◆ EXERCISE DATA

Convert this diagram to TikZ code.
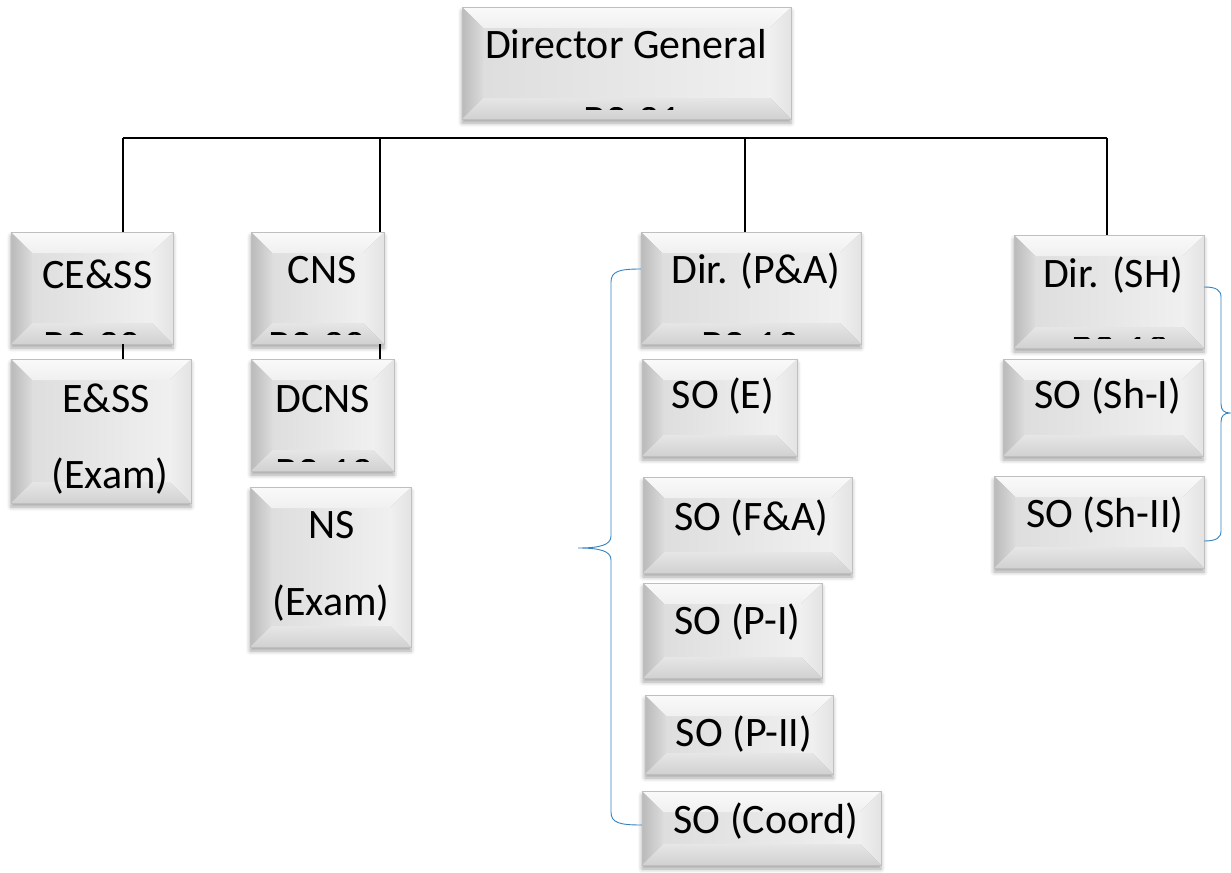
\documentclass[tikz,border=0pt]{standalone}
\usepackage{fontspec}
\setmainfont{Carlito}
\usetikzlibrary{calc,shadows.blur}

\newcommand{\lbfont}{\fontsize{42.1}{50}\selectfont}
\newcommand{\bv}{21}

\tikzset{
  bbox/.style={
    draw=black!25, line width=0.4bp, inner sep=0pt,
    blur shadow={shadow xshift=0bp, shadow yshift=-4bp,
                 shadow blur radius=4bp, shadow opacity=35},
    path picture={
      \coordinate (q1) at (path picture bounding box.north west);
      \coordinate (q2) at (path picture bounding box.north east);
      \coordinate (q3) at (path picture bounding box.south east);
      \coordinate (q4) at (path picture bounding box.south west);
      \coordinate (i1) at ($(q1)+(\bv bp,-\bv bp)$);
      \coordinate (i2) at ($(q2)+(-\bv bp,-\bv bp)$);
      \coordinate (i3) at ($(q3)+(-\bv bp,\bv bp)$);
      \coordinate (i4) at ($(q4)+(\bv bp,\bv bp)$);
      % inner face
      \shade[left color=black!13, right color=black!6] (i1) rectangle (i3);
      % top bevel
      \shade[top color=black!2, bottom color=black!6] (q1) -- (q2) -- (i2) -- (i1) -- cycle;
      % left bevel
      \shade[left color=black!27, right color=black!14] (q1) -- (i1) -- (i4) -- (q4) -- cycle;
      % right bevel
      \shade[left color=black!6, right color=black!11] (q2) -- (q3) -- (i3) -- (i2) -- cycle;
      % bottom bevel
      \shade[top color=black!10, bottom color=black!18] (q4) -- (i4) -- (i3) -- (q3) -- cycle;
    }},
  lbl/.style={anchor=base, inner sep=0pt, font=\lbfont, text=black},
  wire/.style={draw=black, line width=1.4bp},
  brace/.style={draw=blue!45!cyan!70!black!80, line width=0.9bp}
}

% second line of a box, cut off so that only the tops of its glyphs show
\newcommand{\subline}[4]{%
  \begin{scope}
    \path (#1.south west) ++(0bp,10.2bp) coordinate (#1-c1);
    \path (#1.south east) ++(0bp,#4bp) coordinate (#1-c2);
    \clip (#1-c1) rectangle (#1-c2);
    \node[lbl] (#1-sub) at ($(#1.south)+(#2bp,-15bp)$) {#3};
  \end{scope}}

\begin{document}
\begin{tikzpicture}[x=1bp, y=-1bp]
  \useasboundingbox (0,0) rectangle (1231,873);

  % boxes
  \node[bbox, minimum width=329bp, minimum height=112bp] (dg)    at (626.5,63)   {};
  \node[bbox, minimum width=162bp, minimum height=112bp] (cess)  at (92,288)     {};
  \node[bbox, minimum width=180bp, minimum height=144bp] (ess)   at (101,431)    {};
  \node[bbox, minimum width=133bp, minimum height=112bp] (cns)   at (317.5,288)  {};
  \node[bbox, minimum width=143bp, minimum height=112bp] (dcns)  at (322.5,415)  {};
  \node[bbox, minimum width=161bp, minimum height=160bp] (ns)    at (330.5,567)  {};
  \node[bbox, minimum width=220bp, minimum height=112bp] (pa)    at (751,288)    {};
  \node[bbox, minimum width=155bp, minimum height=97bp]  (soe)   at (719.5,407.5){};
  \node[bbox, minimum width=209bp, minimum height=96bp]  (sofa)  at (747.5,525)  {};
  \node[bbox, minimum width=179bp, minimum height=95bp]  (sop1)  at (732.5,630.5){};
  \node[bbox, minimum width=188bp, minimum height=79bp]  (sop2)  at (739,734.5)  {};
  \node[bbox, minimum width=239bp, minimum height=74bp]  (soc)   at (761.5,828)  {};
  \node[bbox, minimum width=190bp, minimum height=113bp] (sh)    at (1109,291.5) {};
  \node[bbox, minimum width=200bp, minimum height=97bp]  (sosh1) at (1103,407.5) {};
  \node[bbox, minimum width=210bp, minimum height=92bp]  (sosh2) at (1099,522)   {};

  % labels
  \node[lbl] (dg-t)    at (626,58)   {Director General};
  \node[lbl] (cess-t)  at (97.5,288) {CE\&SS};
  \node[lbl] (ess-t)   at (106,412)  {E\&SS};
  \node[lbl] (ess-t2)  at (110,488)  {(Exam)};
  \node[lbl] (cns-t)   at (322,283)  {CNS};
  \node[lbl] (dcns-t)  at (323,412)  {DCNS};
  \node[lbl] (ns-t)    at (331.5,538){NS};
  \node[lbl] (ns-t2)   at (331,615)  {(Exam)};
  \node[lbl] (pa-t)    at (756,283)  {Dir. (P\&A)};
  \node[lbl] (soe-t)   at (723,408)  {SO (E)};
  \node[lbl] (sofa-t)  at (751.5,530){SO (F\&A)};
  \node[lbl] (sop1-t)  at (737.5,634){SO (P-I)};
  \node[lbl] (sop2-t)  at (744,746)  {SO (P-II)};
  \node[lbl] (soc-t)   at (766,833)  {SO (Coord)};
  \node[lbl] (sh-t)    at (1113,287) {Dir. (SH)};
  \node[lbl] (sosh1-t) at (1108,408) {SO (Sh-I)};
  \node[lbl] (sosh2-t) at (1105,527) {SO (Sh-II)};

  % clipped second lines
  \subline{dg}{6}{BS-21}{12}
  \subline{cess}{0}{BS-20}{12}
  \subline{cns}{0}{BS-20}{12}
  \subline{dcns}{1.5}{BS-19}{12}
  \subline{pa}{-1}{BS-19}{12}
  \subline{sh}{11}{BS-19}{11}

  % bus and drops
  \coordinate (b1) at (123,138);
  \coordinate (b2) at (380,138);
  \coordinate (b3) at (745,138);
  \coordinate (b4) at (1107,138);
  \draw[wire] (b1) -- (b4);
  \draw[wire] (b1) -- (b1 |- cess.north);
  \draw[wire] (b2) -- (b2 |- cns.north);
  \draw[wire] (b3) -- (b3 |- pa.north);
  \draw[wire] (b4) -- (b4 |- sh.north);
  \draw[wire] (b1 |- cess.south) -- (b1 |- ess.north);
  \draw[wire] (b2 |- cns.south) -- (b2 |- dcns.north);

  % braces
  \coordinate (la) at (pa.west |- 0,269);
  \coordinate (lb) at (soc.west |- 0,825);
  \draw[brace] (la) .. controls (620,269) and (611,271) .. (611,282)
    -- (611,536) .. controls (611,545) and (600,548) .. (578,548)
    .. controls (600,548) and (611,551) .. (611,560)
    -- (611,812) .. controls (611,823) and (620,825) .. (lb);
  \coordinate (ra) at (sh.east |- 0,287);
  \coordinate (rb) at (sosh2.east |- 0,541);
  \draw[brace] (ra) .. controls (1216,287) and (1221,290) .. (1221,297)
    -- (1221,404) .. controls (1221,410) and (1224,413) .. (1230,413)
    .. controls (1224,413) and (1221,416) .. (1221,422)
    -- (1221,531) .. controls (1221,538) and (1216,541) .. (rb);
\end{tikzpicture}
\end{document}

==

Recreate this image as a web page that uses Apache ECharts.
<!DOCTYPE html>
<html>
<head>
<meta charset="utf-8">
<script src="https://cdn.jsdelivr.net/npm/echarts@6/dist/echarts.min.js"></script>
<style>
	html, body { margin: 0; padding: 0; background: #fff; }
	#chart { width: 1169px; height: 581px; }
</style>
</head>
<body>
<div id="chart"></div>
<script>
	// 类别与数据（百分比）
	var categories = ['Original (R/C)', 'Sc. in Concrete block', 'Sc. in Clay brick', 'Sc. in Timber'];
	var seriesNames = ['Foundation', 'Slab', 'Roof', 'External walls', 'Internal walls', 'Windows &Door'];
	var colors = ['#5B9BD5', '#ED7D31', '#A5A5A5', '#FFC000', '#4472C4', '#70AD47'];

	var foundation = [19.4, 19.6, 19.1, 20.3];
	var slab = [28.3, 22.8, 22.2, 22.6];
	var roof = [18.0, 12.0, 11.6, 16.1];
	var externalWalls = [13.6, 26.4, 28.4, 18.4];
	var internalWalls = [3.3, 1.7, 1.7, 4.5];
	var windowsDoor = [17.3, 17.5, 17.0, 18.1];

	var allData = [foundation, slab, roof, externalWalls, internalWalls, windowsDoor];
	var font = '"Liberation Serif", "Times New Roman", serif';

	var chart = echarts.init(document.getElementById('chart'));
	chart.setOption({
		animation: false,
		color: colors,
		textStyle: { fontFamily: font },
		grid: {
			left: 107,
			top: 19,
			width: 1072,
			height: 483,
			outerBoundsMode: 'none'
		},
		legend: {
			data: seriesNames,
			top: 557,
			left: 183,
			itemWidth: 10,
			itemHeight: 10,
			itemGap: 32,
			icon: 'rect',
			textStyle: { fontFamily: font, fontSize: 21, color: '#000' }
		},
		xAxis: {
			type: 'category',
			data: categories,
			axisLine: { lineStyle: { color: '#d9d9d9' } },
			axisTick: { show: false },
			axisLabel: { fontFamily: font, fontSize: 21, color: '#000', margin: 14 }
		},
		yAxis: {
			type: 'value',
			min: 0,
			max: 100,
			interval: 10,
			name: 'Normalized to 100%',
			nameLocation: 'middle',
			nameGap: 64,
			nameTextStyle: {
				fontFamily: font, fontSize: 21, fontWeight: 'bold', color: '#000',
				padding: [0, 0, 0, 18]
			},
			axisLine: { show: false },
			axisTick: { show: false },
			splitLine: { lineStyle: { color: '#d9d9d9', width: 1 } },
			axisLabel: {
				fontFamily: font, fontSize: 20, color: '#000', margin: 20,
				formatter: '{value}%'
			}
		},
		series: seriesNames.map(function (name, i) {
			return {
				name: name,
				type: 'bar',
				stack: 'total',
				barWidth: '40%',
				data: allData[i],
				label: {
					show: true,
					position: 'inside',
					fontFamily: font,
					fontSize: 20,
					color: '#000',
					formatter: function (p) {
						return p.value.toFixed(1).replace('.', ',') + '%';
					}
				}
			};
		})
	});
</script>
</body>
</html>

◆ STATED PROBLEM
From the data above, count the lines where "this" occurs and give that figure and nothing else.

◆ FULL RESPONSE
2